White Sourdough
This easy, super-tasty vegan sourdough recipe will give you brilliant results for a homemade loaf. It's a real winner for any baker!
Instructions
- 1
Make the levain the night before. Combine the sourdough starter (80 g), white flour (80 g) and water (80 g) in a bowl and beat until smooth. Cover and leave overnight at room temperature until bubbly.
- 2
The next morning, combine the white flour (450 g) and organic white spelt flour (50 g) in a large bowl. Make a well in the centre, then add the [levain] and water (300 ml).
- 3
Mix with a rubber spatula or wooden spoon for a couple of minutes until thoroughly combined. Cover and set aside for 20 minutes to let the flour absorb the water.
- 4
Grind the sea salt (15 g) in a pestle and mortar and add to the dough. Using wet hands, mix to combine, then knead for 10 minutes using the ‘slap and fold’ technique until the dough is silky smooth and elastic.
- 5
Scoop the dough up with a bench scraper and return it to the bowl, rounded-side-up.

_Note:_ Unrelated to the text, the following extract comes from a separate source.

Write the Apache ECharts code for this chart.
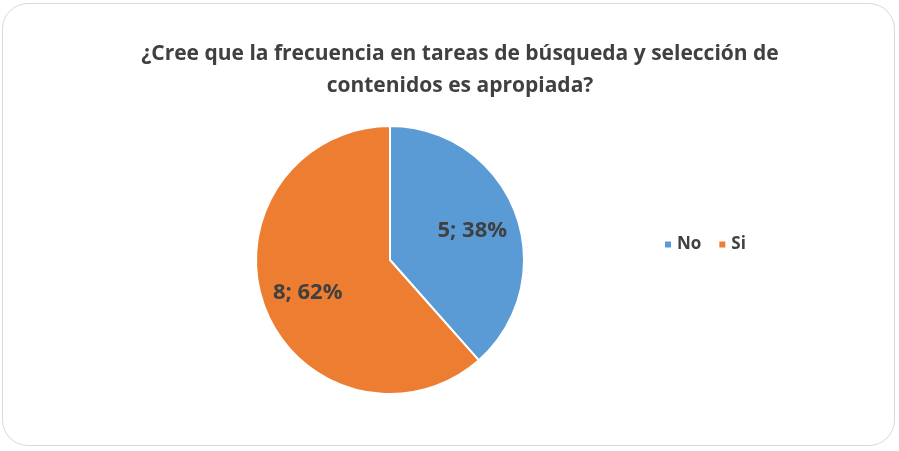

Cover loosely and leave at room temperature for about 1 hour, or until the dough looks smooth and airy.
- 6
Lightly dust your hands and work surface with [white flour]. Turn out the dough and gently press and stretch it into a rectangle, about 12cm x 40cm.
- 7
With a shorter side closest to you, fold the lower third into the middle, then fold the upper third over the top. Rotate it 90 degrees, stretch it out into a rectangle again and repeat the folding steps once more.
- 8
Flip the square of dough over, place it back in the bowl and cover loosely. Leave to prove at room temperature for 4 hours.
- 9
Turn the dough onto a lightly floured work surface. Pull the top edge into the centre, turn the dough a quarter of a turn and repeat 5 or 6 times until it becomes smooth. Flip it over, cover with an upturned bowl and set aside for 10 minutes.
- 10
Place the rice flour (1 tbsp) in a bowl with an extra tablespoon of [white flour]. Line a banneton or proving basket with a clean linen towel and dust with the flour mixture.
- 11
Use your palms to shape the dough into a tight round, seam-side down. Twist the dough anti-clockwise without lifting it. Dust with [white flour] and use the bench scraper to lift and turn it over.
- 12
Place in the basket, seam-side-up, cover and leave to prove at room temperature for 4 hours.
- 13
Place the basket of dough in the fridge overnight to prove. The next morning, the dough should be almost to the top of the basket and bounce back slowly when pressed.
- 14
Preheat the oven to 240ºC/475ºF/gas 9 and place a cloche baking dome, Dutch oven or large, lidded cast-iron casserole dish inside. Leave the oven to heat up for 30 minutes.
- 15
Remove the dough from the fridge, dust with semolina (1 tbsp) and carefully turn out the loaf into the cloche or casserole. Use a lame to slash a pattern into the top. Cover and bake for 40 minutes, then remove the cover, reduce the oven to 220ºC/425ºF/gas 7 and bake for another 20 minutes. Leave to cool on a wire rack.